If American interests in the region are to be served, then the new U.S. administration will have to take a hard look at how it pushes forward the democracy agenda in an increasingly volatile corner of the world, now with a reinvigorated Russia breathing down its neighbors’ necks. The Georgian case – whose tragedy we can see reflected in the stalled reforms in Ukraine, Moldova, and Central Asia – can provide the new American president with at least one valuable lesson: relying on personalities rather than institutions is unlikely to yield long-term democratic gains. While leadership matters greatly, today’s crisis in the Caucasus reminds us of the dangers of placing too much authority in the hands of a single leader, even if he is one of the “good guys.”

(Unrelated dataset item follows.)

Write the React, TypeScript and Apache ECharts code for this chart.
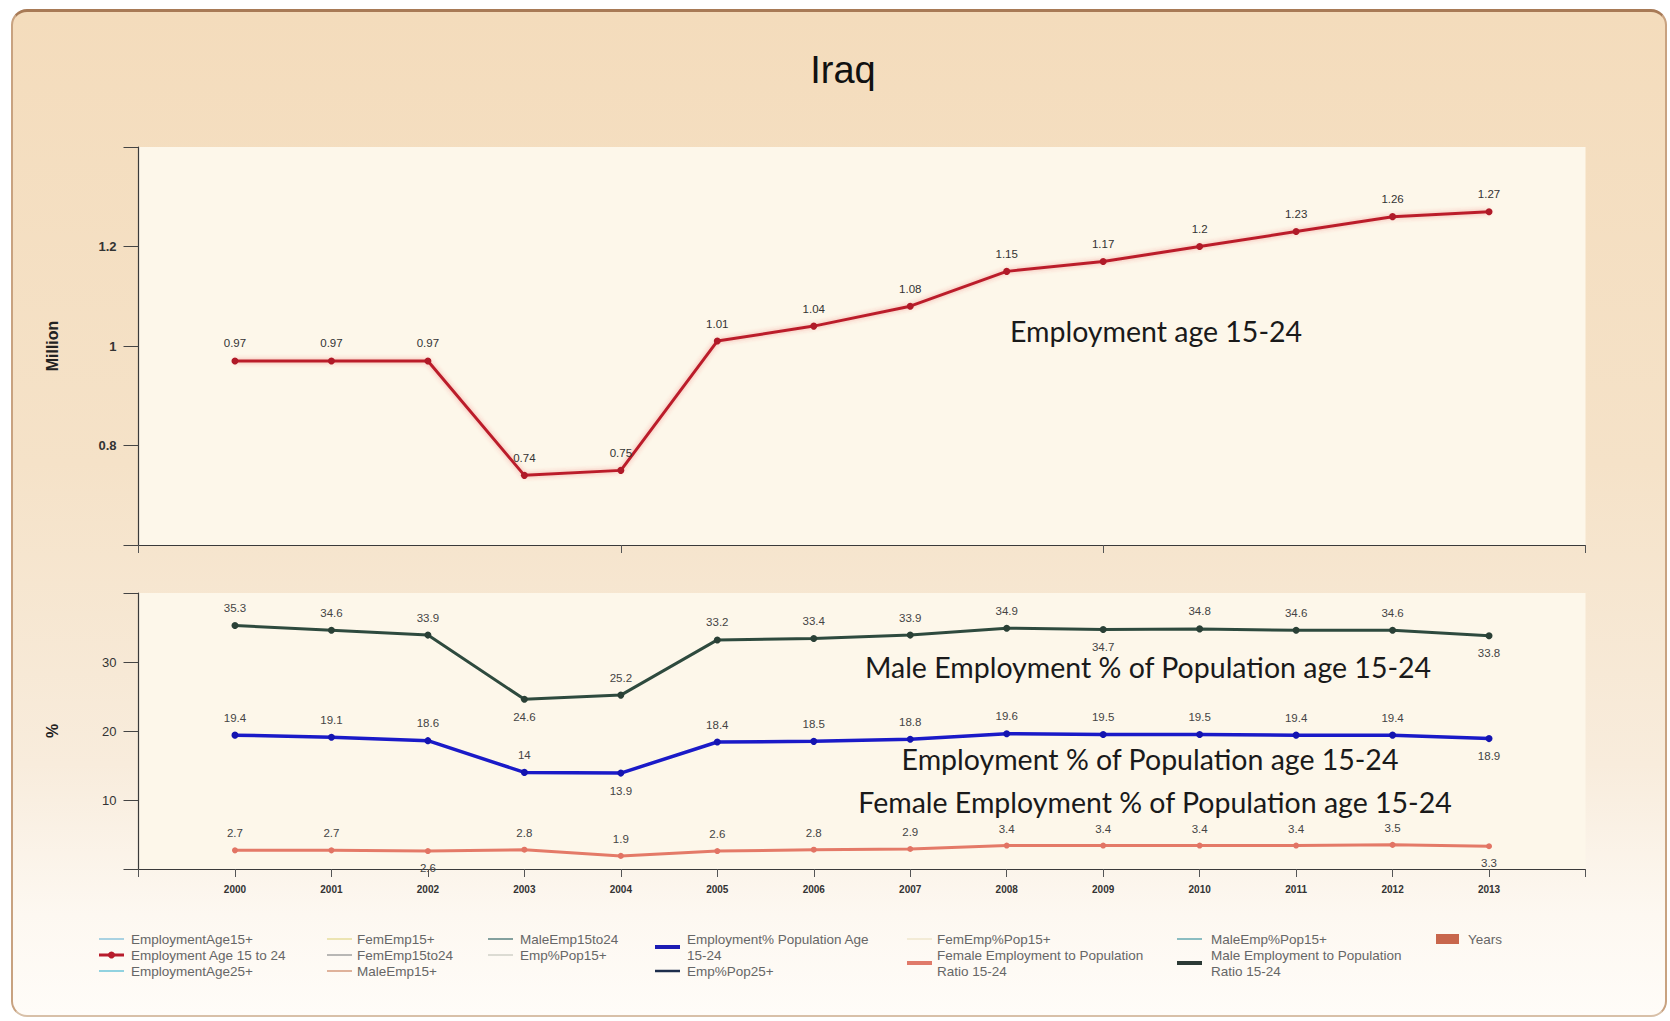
import React, { useEffect, useRef } from "react";
import * as echarts from "echarts";

// ---------- data ----------
const years = [2000, 2001, 2002, 2003, 2004, 2005, 2006, 2007, 2008, 2009, 2010, 2011, 2012, 2013];
const employment1524 = [0.97, 0.97, 0.97, 0.74, 0.75, 1.01, 1.04, 1.08, 1.15, 1.17, 1.2, 1.23, 1.26, 1.27];
const maleEmpPct = [35.3, 34.6, 33.9, 24.6, 25.2, 33.2, 33.4, 33.9, 34.9, 34.7, 34.8, 34.6, 34.6, 33.8];
const totalEmpPct = [19.4, 19.1, 18.6, 14, 13.9, 18.4, 18.5, 18.8, 19.6, 19.5, 19.5, 19.4, 19.4, 18.9];
const femaleEmpPct = [2.7, 2.7, 2.6, 2.8, 1.9, 2.6, 2.8, 2.9, 3.4, 3.4, 3.4, 3.4, 3.5, 3.3];

// indices whose value label sits below the point
const maleBelow = [3, 9, 13];
const totalBelow = [4, 13];
const femaleBelow = [2, 13];

const titleText = "Iraq";
const topAnnotation = "Employment age 15-24";
const maleAnnotation = "Male Employment % of Population age 15-24";
const totalAnnotation = "Employment % of Population age 15-24";
const femaleAnnotation = "Female Employment % of Population age 15-24";

// legend entries: [label lines, colour, kind]
const legendItems: { lines: string[]; color: string; kind: string }[] = [
  { lines: ["EmploymentAge15+"], color: "#8cc4dc", kind: "thin" },
  { lines: ["Employment Age 15 to 24"], color: "#b81c2c", kind: "marker" },
  { lines: ["EmploymentAge25+"], color: "#6cc4d8", kind: "thin" },
  { lines: ["FemEmp15+"], color: "#e6dc9c", kind: "thin" },
  { lines: ["FemEmp15to24"], color: "#a0a0a0", kind: "thin" },
  { lines: ["MaleEmp15+"], color: "#d49a7c", kind: "thin" },
  { lines: ["MaleEmp15to24"], color: "#5a8282", kind: "thin" },
  { lines: ["Emp%Pop15+"], color: "#d0d0c8", kind: "thin" },
  { lines: ["Employment% Population Age", "15-24"], color: "#1c1cb4", kind: "thick" },
  { lines: ["Emp%Pop25+"], color: "#1e2e4c", kind: "mid" },
  { lines: ["FemEmp%Pop15+"], color: "#efe6cc", kind: "thin" },
  { lines: ["Female Employment to Population", "Ratio 15-24"], color: "#e07a6a", kind: "thick" },
  { lines: ["MaleEmp%Pop15+"], color: "#64a8b0", kind: "thin" },
  { lines: ["Male Employment to Population", "Ratio 15-24"], color: "#2c3a36", kind: "thick" },
  { lines: ["Years"], color: "#c8664c", kind: "rect" },
];

const NARROW = '"Liberation Sans Narrow", "Liberation Sans", Arial, sans-serif';
const CAL = 'Lato, "Open Sans", sans-serif';

function buildData(vals: number[], below: number[]) {
  return years.map((y, i) => ({
    value: [y, vals[i]],
    label: below.indexOf(i) >= 0 ? { position: "bottom" } : { position: "top" },
  }));
}

function buildLegend() {
  const cols = [
    { sx: 99, tx: 131, items: [0, 1, 2] },
    { sx: 327, tx: 357, items: [3, 4, 5] },
    { sx: 488, tx: 520, items: [6, 7] },
    { sx: 655, tx: 687, items: [8, 9] },
    { sx: 907, tx: 937, items: [10, 11] },
    { sx: 1177, tx: 1211, items: [12, 13] },
    { sx: 1436, tx: 1468, items: [14] },
  ];
  const els: any[] = [];
  cols.forEach((c) => {
    let y = 939;
    c.items.forEach((idx) => {
      const it = legendItems[idx];
      const n = it.lines.length;
      const symY = y + ((n - 1) * 16) / 2;
      if (it.kind === "rect") {
        els.push({ type: "rect", shape: { x: c.sx, y: symY - 5, width: 23, height: 10 }, style: { fill: it.color } });
      } else {
        const w = it.kind === "thick" ? 4 : it.kind === "mid" ? 2.5 : it.kind === "marker" ? 3 : 1.5;
        els.push({ type: "line", shape: { x1: c.sx, y1: symY, x2: c.sx + 25, y2: symY }, style: { stroke: it.color, lineWidth: w } });
        if (it.kind === "marker") {
          els.push({ type: "circle", shape: { cx: c.sx + 12.5, cy: symY, r: 3.5 }, style: { fill: it.color } });
        }
      }
      it.lines.forEach((ln, k) => {
        els.push({
          type: "text",
          x: c.tx,
          y: y + k * 16,
          style: { text: ln, fill: "#666", font: `13.5px ${NARROW}`, textVerticalAlign: "middle", verticalAlign: "middle" },
        });
      });
      y += n * 16;
    });
  });
  return els;
}

export default function App() {
  const ref = useRef<HTMLDivElement>(null);
  useEffect(() => {
    if (!ref.current) return;
    const chart = echarts.init(ref.current, undefined, { renderer: "svg" });
    const axisLine = { show: true, lineStyle: { color: "#3a3a3a", width: 1.2 } };
    const gridLeft = 138.5;
    const gridRight = 1670 - 1585.5;
    const annStyle = (text: string) => ({
      text, font: `28.5px ${CAL}`, fill: "#1a1a1a", align: "center", verticalAlign: "middle", textAlign: "center", textVerticalAlign: "middle",
    });
    const option: any = {
      animation: false,
      backgroundColor: "transparent",
      grid: [
        { left: gridLeft, right: gridRight, top: 147, height: 398, show: true, backgroundColor: "#fdf7ea", borderWidth: 0 },
        { left: gridLeft, right: gridRight, top: 593, height: 276, show: true, backgroundColor: "#fdf7ea", borderWidth: 0 },
      ],
      xAxis: [
        {
          type: "value", gridIndex: 0, min: 1999, max: 2014, interval: 5,
          axisLine, splitLine: { show: false },
          axisTick: { show: true, length: 8, lineStyle: { color: "#555" } },
          axisLabel: { show: false },
        },
        {
          type: "value", gridIndex: 1, min: 1999, max: 2014, interval: 1,
          axisLine, splitLine: { show: false },
          axisTick: { show: true, length: 8, lineStyle: { color: "#555" } },
          axisLabel: {
            color: "#333", fontSize: 10, fontFamily: NARROW, fontWeight: "bold", margin: 15,
            formatter: (v: number) => (v < 2000 || v > 2013 ? "" : String(v)),
          },
        },
      ],
      yAxis: [
        {
          type: "value", gridIndex: 0, min: 0.6, max: 1.4, interval: 0.2,
          axisLine, splitLine: { show: false },
          axisTick: { show: true, length: 15, lineStyle: { color: "#444" } },
          axisLabel: {
            color: "#333", fontSize: 13, fontWeight: "bold", fontFamily: NARROW, margin: 22,
            formatter: (v: number) => {
              const r = Math.round(v * 10) / 10;
              return r <= 0.6 || r >= 1.4 ? "" : String(r);
            },
          },
          name: "Million", nameLocation: "middle", nameGap: 78,
          nameTextStyle: { fontSize: 16, fontWeight: "bold", color: "#222", fontFamily: "Liberation Sans, Arial, sans-serif" },
        },
        {
          type: "value", gridIndex: 1, min: 0, max: 40, interval: 10,
          axisLine, splitLine: { show: false },
          axisTick: { show: true, length: 15, lineStyle: { color: "#444" } },
          axisLabel: {
            color: "#333", fontSize: 13, fontFamily: NARROW, margin: 22,
            formatter: (v: number) => (v <= 0 || v >= 40 ? "" : String(v)),
          },
          name: "%", nameLocation: "middle", nameGap: 78,
          nameTextStyle: { fontSize: 16, fontWeight: "bold", color: "#222", fontFamily: "Liberation Sans, Arial, sans-serif" },
        },
      ],
      series: [
        {
          type: "line", xAxisIndex: 0, yAxisIndex: 0, name: "Employment Age 15 to 24",
          data: buildData(employment1524, []),
          symbol: "circle", symbolSize: 7,
          lineStyle: { color: "#bb1e2c", width: 3, shadowColor: "rgba(230,60,60,0.45)", shadowBlur: 5 },
          itemStyle: { color: "#b01a28" },
          label: { show: true, color: "#333", fontSize: 11.5, fontFamily: NARROW, distance: 8 },
        },
        {
          type: "line", xAxisIndex: 1, yAxisIndex: 1, name: "Male Employment to Population Ratio 15-24",
          data: buildData(maleEmpPct, maleBelow),
          symbol: "circle", symbolSize: 7,
          lineStyle: { color: "#2e4a3e", width: 3 },
          itemStyle: { color: "#2a4036" },
          label: { show: true, color: "#444", fontSize: 11.5, fontFamily: NARROW, distance: 8 },
        },
        {
          type: "line", xAxisIndex: 1, yAxisIndex: 1, name: "Employment% Population Age 15-24",
          data: buildData(totalEmpPct, totalBelow),
          symbol: "circle", symbolSize: 7,
          lineStyle: { color: "#1a1ac8", width: 3.5 },
          itemStyle: { color: "#1414b0" },
          label: { show: true, color: "#444", fontSize: 11.5, fontFamily: NARROW, distance: 8 },
        },
        {
          type: "line", xAxisIndex: 1, yAxisIndex: 1, name: "Female Employment to Population Ratio 15-24",
          data: buildData(femaleEmpPct, femaleBelow),
          symbol: "circle", symbolSize: 6,
          lineStyle: { color: "#e47a68", width: 3 },
          itemStyle: { color: "#e27464" },
          label: { show: true, color: "#444", fontSize: 11.5, fontFamily: NARROW, distance: 8 },
        },
      ],
      graphic: [
        {
          type: "text", x: 843, y: 70,
          style: { text: titleText, font: `38px "Liberation Sans", Arial, sans-serif`, fill: "#111", textAlign: "center", textVerticalAlign: "middle", align: "center", verticalAlign: "middle" },
        },
        { type: "text", x: 1156, y: 331, style: annStyle(topAnnotation) },
        { type: "text", x: 1148, y: 667, style: annStyle(maleAnnotation) },
        { type: "text", x: 1150, y: 759, style: annStyle(totalAnnotation) },
        { type: "text", x: 1155, y: 802, style: annStyle(femaleAnnotation) },
        ...buildLegend(),
      ],
    };
    chart.setOption(option);
    return () => chart.dispose();
  }, []);

  return (
    <div style={{ position: "absolute", left: 0, top: 0, width: 1670, height: 1021, background: "#ffffff", overflow: "hidden" }}>
      <div
        style={{
          position: "absolute", left: 11, top: 9, width: 1656, height: 1008, boxSizing: "border-box",
          borderRadius: 16, borderTop: "3px solid #a87a56", borderLeft: "2px solid #c8a280", borderRight: "2px solid #c8a280", borderBottom: "2px solid #d8c0a8",
          background: "linear-gradient(to bottom, #f4dcbc 0%, #f5e2c8 45%, #f8ecdc 75%, #fdf8f1 90%, #fffcf8 100%)",
        }}
      />
      <div ref={ref} style={{ position: "absolute", left: 0, top: 0, width: 1670, height: 1021 }} />
    </div>
  );
}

— Nathaniel Heller is Managing Director of Global Integrity, an international non-profit organization that works with local journalists and researchers to track governance and corruption trends.

–Image of November 2, 2007 pro-democracy protest by Vladimer Shioshvili (cc by/sa)

Global Integrity

3 comments on “Georgia’s Lessons for the Next U.S. President

  • Via email:

    As a citizen of Georgia I really appreciate the attention American institutions paid to situation over Georgia. I would like to express my sympathies to you for the article you wrote on Georgia. I really do believe that the US government will continue its assistance to Georgian democracy. What we face now is that Saakashvili regime will try to reduce democracy in order to avoid deep political crisis and it will try to use western financial aid for strengthening the foundation of the regime. I think if the US and other western powers are still interested in developing democracy in Georgian it will be crucial to devote proper attention to development of the civil society. For sure Russia was planning its aggression for long time, but here in Georgia we realize that all the problems in our country including the war with Russia are caused by lack of democracy and concentration of the power in hands of the irresponsible clique of Saakashvili. I hope western institutions and your organization will aware western powers to support democracy principles and human rights in Georgia, not the Saakashvili political regime.

    Reply
  • Perception of Corruption is given less credit than it is actually due. From a western standpoint, corruption is an economic deviation. I live in Cameroon where the perception of corruption and corruption proper is an institution. How do you explain to a budding state functionary that he shouldn’t be corrupt when his boss “receives” part of his salary as a commission on payday? Youth aspire (through state-sponsored exams) to get posts of (ir)responsibility where they can freely be corrupt. Corruption exists in all societies, the problem with Third World-Styled-Corruption is that there exist no mechanisms of detection, reprimand or financial recovery.

    Reply
  • My one-stop answer to generic “what should we do about corruption?” questions used to be “more transparency”. Still good advice, but these days, I think it’s something more like “Institutions matter. Individuals… not as much.”